*Recorded data:*
+---+

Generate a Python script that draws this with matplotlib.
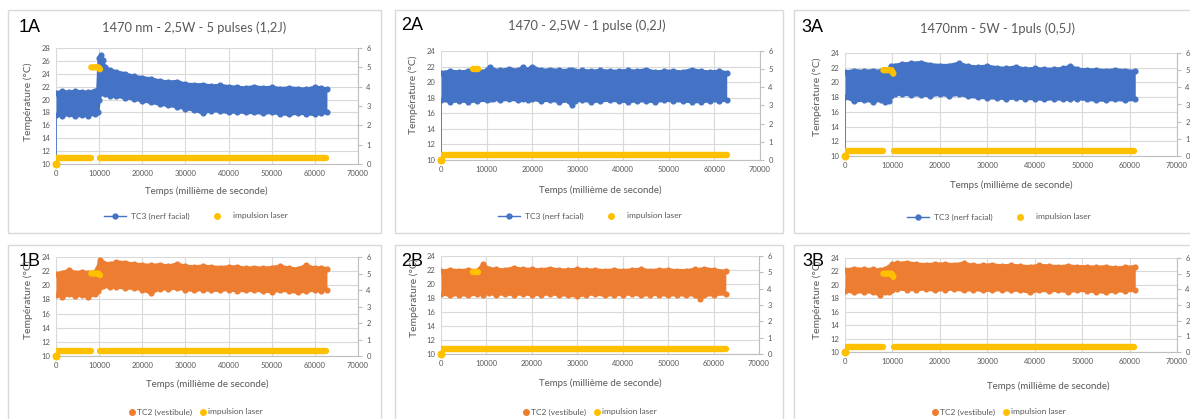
import matplotlib
matplotlib.use("Agg")
import matplotlib.pyplot as plt
from matplotlib.lines import Line2D
from matplotlib.patches import Rectangle

plt.rcParams['font.family'] = ['Lato', 'DejaVu Sans']

W, H = 1190, 419
BLUE = '#4472C4'
ORANGE = '#ED7D31'
YELLOW = '#FFC000'
GREY = '#595959'
GRID = '#D9D9D9'

# ---- mesures TC3 (nerf facial) : enveloppe haute / basse du signal ----
t_1a = [0, 1500, 3000, 4500, 6000, 7500, 9000, 9700, 10000, 10400, 10800, 11300, 12500, 14000, 16000,
        18000, 20000, 22000, 24000, 26000, 28000, 30000, 32000, 34000, 36000, 38000, 40000, 42000,
        44000, 46000, 48000, 50000, 52000, 54000, 56000, 58000, 60000, 61500, 62800]
haut_1a = [21.0, 21.3, 21.1, 21.3, 21.2, 21.1, 21.4, 21.5, 26.5, 26.9, 26.2, 25.0, 24.6, 24.3, 24.0,
           23.6, 23.4, 23.2, 22.9, 22.7, 22.8, 22.4, 22.3, 22.3, 22.1, 22.2, 22.0, 21.9,
           21.8, 22.0, 21.8, 21.9, 21.7, 21.8, 21.7, 21.6, 21.9, 21.8, 21.6]
bas_1a = [17.6, 17.5, 17.7, 17.4, 17.6, 17.5, 17.8, 18.0, 20.0, 21.0, 21.2, 20.8, 20.6, 20.5, 20.3,
          20.1, 19.8, 19.6, 19.3, 19.1, 18.9, 18.6, 18.4, 17.9, 18.3, 18.2, 18.0, 18.1,
          18.0, 18.0, 17.9, 18.0, 17.8, 17.7, 17.9, 17.8, 17.7, 17.9, 18.0]

t_2a = [0, 2000, 4000, 6000, 8000, 10000, 10700, 11500, 13000, 15000, 17000, 18000, 19000, 20000,
        22000, 24000, 26000, 28000, 28700, 29500, 31000, 33000, 35000, 37000, 39000, 41000, 43000,
        45000, 47000, 49000, 51000, 53000, 55000, 57000, 59000, 61000, 62700]
haut_2a = [21.2, 21.4, 21.3, 21.4, 21.3, 21.5, 22.0, 21.6, 21.5, 21.7, 21.5, 22.0, 21.6, 22.0,
           21.5, 21.6, 21.5, 21.5, 21.5, 21.4, 21.5, 21.4, 21.5, 21.4, 21.4, 21.5, 21.4,
           21.6, 21.3, 21.4, 21.4, 21.3, 21.6, 21.4, 21.3, 21.4, 21.2]
bas_2a = [17.7, 17.5, 17.6, 17.5, 17.6, 17.7, 17.8, 17.8, 17.7, 17.8, 17.7, 17.8, 17.7, 17.8,
          17.6, 17.7, 17.5, 17.6, 17.0, 17.6, 17.7, 17.5, 17.6, 17.7, 17.6, 17.5, 17.6,
          17.6, 17.5, 17.7, 17.6, 17.6, 17.5, 17.5, 17.6, 17.6, 17.7]

t_3a = [0, 2000, 4000, 6000, 7500, 8500, 9200, 9800, 10500, 12000, 14000, 16000, 18000, 20000,
        22000, 24000, 26000, 28000, 30000, 32000, 34000, 36000, 38000, 40000, 42000, 44000,
        46000, 47500, 49000, 51000, 53000, 55000, 57000, 59000, 61200]
haut_3a = [21.4, 21.6, 21.5, 21.6, 21.5, 21.6, 21.7, 22.3, 22.3, 22.5, 22.6, 22.7, 22.4, 22.3,
           22.3, 22.6, 22.2, 22.1, 22.2, 22.0, 21.9, 22.1, 21.8, 21.9, 21.8, 21.8,
           21.9, 22.2, 21.8, 21.7, 21.7, 21.6, 21.7, 21.6, 21.5]
bas_3a = [18.0, 17.5, 17.6, 17.4, 17.6, 17.3, 17.5, 18.2, 18.4, 18.4, 18.3, 18.3, 18.2, 18.4,
          18.2, 18.4, 18.1, 18.0, 17.9, 17.9, 17.8, 17.9, 17.8, 17.8, 17.7, 17.8,
          17.7, 17.7, 17.8, 17.7, 17.6, 17.6, 17.7, 17.6, 17.7]

# ---- mesures TC2 (vestibule) ----
t_1b = [0, 1500, 3000, 4500, 6000, 7500, 9000, 9700, 10200, 11000, 12500, 14000, 16000, 18000,
        20000, 22000, 24000, 26000, 28000, 30000, 32000, 34000, 36000, 38000, 40000, 42000,
        44000, 46000, 48000, 50000, 52000, 54000, 56000, 58000, 60000, 61500, 62800]
haut_1b = [21.6, 21.8, 22.1, 21.8, 21.9, 21.8, 21.9, 22.5, 23.6, 23.2, 23.0, 23.3, 23.2, 23.0,
           22.9, 22.8, 22.9, 22.7, 23.0, 22.7, 22.6, 22.7, 22.6, 22.5, 22.6, 22.6,
           22.4, 22.5, 22.4, 22.5, 22.7, 22.4, 22.3, 22.8, 22.4, 22.5, 22.3]
bas_1b = [18.6, 18.4, 18.7, 18.5, 18.6, 18.4, 18.7, 19.2, 19.8, 19.9, 19.7, 19.8, 19.6, 19.6,
          19.4, 18.9, 19.5, 19.5, 19.6, 19.4, 19.3, 19.4, 19.3, 19.3, 19.4, 19.2,
          19.3, 19.3, 19.2, 19.1, 19.3, 19.2, 19.0, 19.2, 19.3, 19.2, 19.4]

t_2b = [0, 2000, 4000, 6000, 8000, 9300, 10500, 12000, 14000, 16000, 18000, 20000, 22000, 24000,
        26000, 28000, 30000, 32000, 34000, 36000, 38000, 40000, 42000, 44000, 46000, 48000,
        50000, 52000, 54000, 56000, 57000, 58000, 60000, 62700]
haut_2b = [21.8, 22.0, 21.9, 22.0, 21.9, 22.8, 22.2, 22.1, 22.0, 22.3, 22.1, 22.1, 22.0, 22.2,
           22.0, 22.0, 22.1, 22.0, 22.0, 21.9, 22.0, 21.9, 22.0, 22.1, 21.9, 22.0,
           22.0, 21.9, 21.9, 22.1, 22.0, 22.2, 22.0, 21.8]
bas_2b = [18.6, 18.4, 18.5, 18.4, 18.6, 18.5, 18.7, 18.5, 18.6, 18.5, 18.6, 18.5, 18.5, 18.6,
          18.5, 18.4, 18.3, 18.5, 18.6, 18.4, 18.5, 18.5, 18.6, 18.4, 18.5, 18.5,
          18.4, 18.5, 18.4, 18.5, 17.9, 18.4, 18.5, 18.6]

t_3b = [0, 2000, 4000, 6000, 7300, 8500, 9300, 10000, 11000, 13000, 15000, 17000, 19000, 21000,
        23000, 25000, 27000, 29000, 31000, 33000, 35000, 37000, 39000, 41000, 43000, 45000,
        47000, 49000, 51000, 53000, 55000, 57000, 59000, 61200]
haut_3b = [22.2, 22.4, 22.3, 22.3, 22.2, 22.4, 22.6, 23.1, 23.2, 23.3, 23.1, 23.0, 23.1, 23.1,
           23.0, 23.2, 22.9, 22.9, 23.0, 22.8, 22.9, 22.8, 22.7, 22.9, 22.8, 22.7,
           22.8, 22.7, 22.7, 22.6, 22.7, 22.5, 22.6, 22.7]
bas_3b = [19.1, 18.9, 19.0, 18.9, 18.5, 18.9, 19.0, 19.3, 19.4, 19.3, 19.3, 19.4, 19.2, 19.3,
          19.4, 19.2, 19.3, 19.2, 19.2, 19.3, 19.2, 19.2, 18.9, 19.2, 19.1, 19.2,
          19.0, 19.2, 19.1, 19.0, 18.9, 19.1, 19.1, 19.2]

# ---- impulsion laser (axe secondaire) : segments de base + impulsion ----
base_1 = [(0, 8000), (10300, 62500)]
pulse_t_1 = [8200, 9000, 9800, 10200]
pulse_v_1 = [5.0, 5.0, 5.0, 4.9]
base_2 = [(0, 62700)]
pulse_t_2 = [7000, 7600, 8100]
pulse_v_2 = [5.0, 5.0, 5.0]
base_3 = [(0, 8000), (10400, 60900)]
pulse_t_3 = [8100, 9000, 9800, 10200]
pulse_v_3 = [5.0, 5.0, 5.0, 4.8]
laser_niveau = 0.3

titres = ['1470 nm - 2,5W - 5 pulses (1,2J)', '1470 - 2,5W - 1 pulse (0,2J)', '1470nm - 5W - 1puls (0,5J)']

fig = plt.figure(figsize=(W / 100, H / 100), dpi=100)
fig.patch.set_facecolor('white')


def fx(x):
    return x / W


def fy(y):
    return 1 - y / H


def cadre(x0, y0, x1, y1):
    fig.patches.append(Rectangle((fx(x0), fy(y1)), fx(x1 - x0), (y1 - y0) / H,
                                 transform=fig.transFigure, fill=False, ec=GRID, lw=1))


def panneau(zone, t, haut, bas, couleur, ymax, base, pulse_t, pulse_v, trait_depart):
    x0, y0, x1, y1 = zone
    ax = fig.add_axes([fx(x0), fy(y1), fx(x1 - x0), (y1 - y0) / H])
    ax.set_xlim(0, 70000)
    ax.set_ylim(10, ymax)
    ax.set_xticks(range(0, 70001, 10000))
    ax.set_yticks(range(10, ymax + 1, 2))
    ax.grid(True, color=GRID, lw=0.8)
    ax.set_axisbelow(True)
    for s in ['top', 'left', 'right']:
        ax.spines[s].set_visible(False)
    ax.spines['bottom'].set_color('#BFBFBF')
    ax.tick_params(length=0, labelsize=5.5, labelcolor=GREY, pad=4)

    if trait_depart:
        ax.plot([0, 0], [10, bas[0]], color=couleur, lw=1.2, zorder=2)
    ax.fill_between(t, bas, haut, color=couleur, lw=0, zorder=3)
    ax.plot(t, haut, color=couleur, lw=2.4, marker='o', ms=3.4, zorder=3, solid_joinstyle='round')
    ax.plot(t, bas, color=couleur, lw=2.4, marker='o', ms=3.4, zorder=3, solid_joinstyle='round')

    ax2 = ax.twinx()
    ax2.set_ylim(0, 6)
    ax2.set_yticks(range(0, 7))
    for s in ['top', 'left', 'bottom']:
        ax2.spines[s].set_visible(False)
    ax2.spines['right'].set_color('#BFBFBF')
    ax2.tick_params(axis='y', length=3, color='#BFBFBF', labelsize=5.5, labelcolor=GREY, pad=3)
    for a, b in base:
        ax2.plot([a, b], [laser_niveau, laser_niveau], color=YELLOW, lw=4.6, solid_capstyle='round')
    ax2.plot(pulse_t, pulse_v, color=YELLOW, lw=4.6, solid_capstyle='round', solid_joinstyle='round')
    ax2.plot([0], [0], 'o', color=YELLOW, ms=4.8, clip_on=False)
    return ax


def textes(label, lx, ly, ylab_x, ylab_y, xlab_x, xlab_y, leg_x, leg_y, couleur, nom, ligne):
    fig.text(fx(lx), fy(ly), label, fontsize=13, family='Liberation Sans', va='center', ha='left')
    fig.text(fx(ylab_x), fy(ylab_y), 'Température (°C)', rotation=90, fontsize=7.5, color=GREY,
             ha='center', va='center')
    fig.text(fx(xlab_x), fy(xlab_y), 'Temps (millième de seconde)', fontsize=7, color=GREY,
             ha='center', va='center')
    if ligne:
        h1 = Line2D([], [], color=couleur, lw=1, marker='o', ms=3.5)
    else:
        h1 = Line2D([], [], color=couleur, lw=0, marker='o', ms=4)
    h2 = Line2D([], [], color=YELLOW, lw=0, marker='o', ms=4)
    leg = fig.legend([h1, h2], [nom, 'impulsion laser'], loc='center', ncol=2,
                     bbox_to_anchor=(fx(leg_x), fy(leg_y)), frameon=False, fontsize=6,
                     handlelength=2.6 if ligne else 0.6, handletextpad=0.6 if ligne else 0.3,
                     columnspacing=2.0 if ligne else 1.0)
    for tx in leg.get_texts():
        tx.set_color(GREY)


# cadres des six graphiques
cadre(8, 10, 381, 233)
cadre(395, 10, 783, 233)
cadre(794, 10, 1196, 233)
cadre(8, 245, 381, 425)
cadre(395, 245, 783, 425)
cadre(794, 245, 1196, 425)

# ligne A : TC3 (nerf facial)
panneau((56, 48, 358, 164), t_1a, haut_1a, bas_1a, BLUE, 28, base_1, pulse_t_1, pulse_v_1, True)
panneau((441, 51, 760, 160), t_2a, haut_2a, bas_2a, BLUE, 24, base_2, pulse_t_2, pulse_v_2, True)
panneau((845, 53, 1177, 156), t_3a, haut_3a, bas_3a, BLUE, 24, base_3, pulse_t_3, pulse_v_3, True)

# ligne B : TC2 (vestibule)
panneau((56, 257, 358, 356), t_1b, haut_1b, bas_1b, ORANGE, 24, base_1, pulse_t_1, pulse_v_1, False)
panneau((441, 256, 759, 354), t_2b, haut_2b, bas_2b, ORANGE, 24, base_2, pulse_t_2, pulse_v_2, False)
panneau((845, 258, 1177, 352), t_3b, haut_3b, bas_3b, ORANGE, 24, base_3, pulse_t_3, pulse_v_3, False)

fig.text(fx(194), fy(28), titres[0], fontsize=9.3, color=GREY, ha='center', va='center')
fig.text(fx(587), fy(26), titres[1], fontsize=9.3, color=GREY, ha='center', va='center')
fig.text(fx(997), fy(29), titres[2], fontsize=9.3, color=GREY, ha='center', va='center')

textes('1A', 19, 28, 28, 102, 206, 191, 196, 216, BLUE, 'TC3 (nerf facial)', True)
textes('2A', 401, 25, 413, 95, 600, 190, 590, 216, BLUE, 'TC3 (nerf facial)', True)
textes('3A', 801, 28, 817, 97, 1011, 185, 999, 217, BLUE, 'TC3 (nerf facial)', True)
textes('1B', 19, 262, 28, 300, 207, 384, 196, 412, ORANGE, 'TC2 (vestibule)', False)
textes('2B', 401, 262, 414, 298, 600, 383, 590, 412, ORANGE, 'TC2 (vestibule)', False)
textes('3B', 802, 262, 817, 300, 1048, 386, 999, 412, ORANGE, 'TC2 (vestibule)', False)

fig.savefig('out.png', dpi=100)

+---+

*Goal of the exercise:* Pictures excluded, repeat exactly the lines from the top of the material through the line with "17.7, 17.9, 18.0]", including both of those lines.

*Task result:*
Generate a Python script that draws this with matplotlib.
import matplotlib
matplotlib.use("Agg")
import matplotlib.pyplot as plt
from matplotlib.lines import Line2D
from matplotlib.patches import Rectangle

plt.rcParams['font.family'] = ['Lato', 'DejaVu Sans']

W, H = 1190, 419
BLUE = '#4472C4'
ORANGE = '#ED7D31'
YELLOW = '#FFC000'
GREY = '#595959'
GRID = '#D9D9D9'

# ---- mesures TC3 (nerf facial) : enveloppe haute / basse du signal ----
t_1a = [0, 1500, 3000, 4500, 6000, 7500, 9000, 9700, 10000, 10400, 10800, 11300, 12500, 14000, 16000,
        18000, 20000, 22000, 24000, 26000, 28000, 30000, 32000, 34000, 36000, 38000, 40000, 42000,
        44000, 46000, 48000, 50000, 52000, 54000, 56000, 58000, 60000, 61500, 62800]
haut_1a = [21.0, 21.3, 21.1, 21.3, 21.2, 21.1, 21.4, 21.5, 26.5, 26.9, 26.2, 25.0, 24.6, 24.3, 24.0,
           23.6, 23.4, 23.2, 22.9, 22.7, 22.8, 22.4, 22.3, 22.3, 22.1, 22.2, 22.0, 21.9,
           21.8, 22.0, 21.8, 21.9, 21.7, 21.8, 21.7, 21.6, 21.9, 21.8, 21.6]
bas_1a = [17.6, 17.5, 17.7, 17.4, 17.6, 17.5, 17.8, 18.0, 20.0, 21.0, 21.2, 20.8, 20.6, 20.5, 20.3,
          20.1, 19.8, 19.6, 19.3, 19.1, 18.9, 18.6, 18.4, 17.9, 18.3, 18.2, 18.0, 18.1,
          18.0, 18.0, 17.9, 18.0, 17.8, 17.7, 17.9, 17.8, 17.7, 17.9, 18.0]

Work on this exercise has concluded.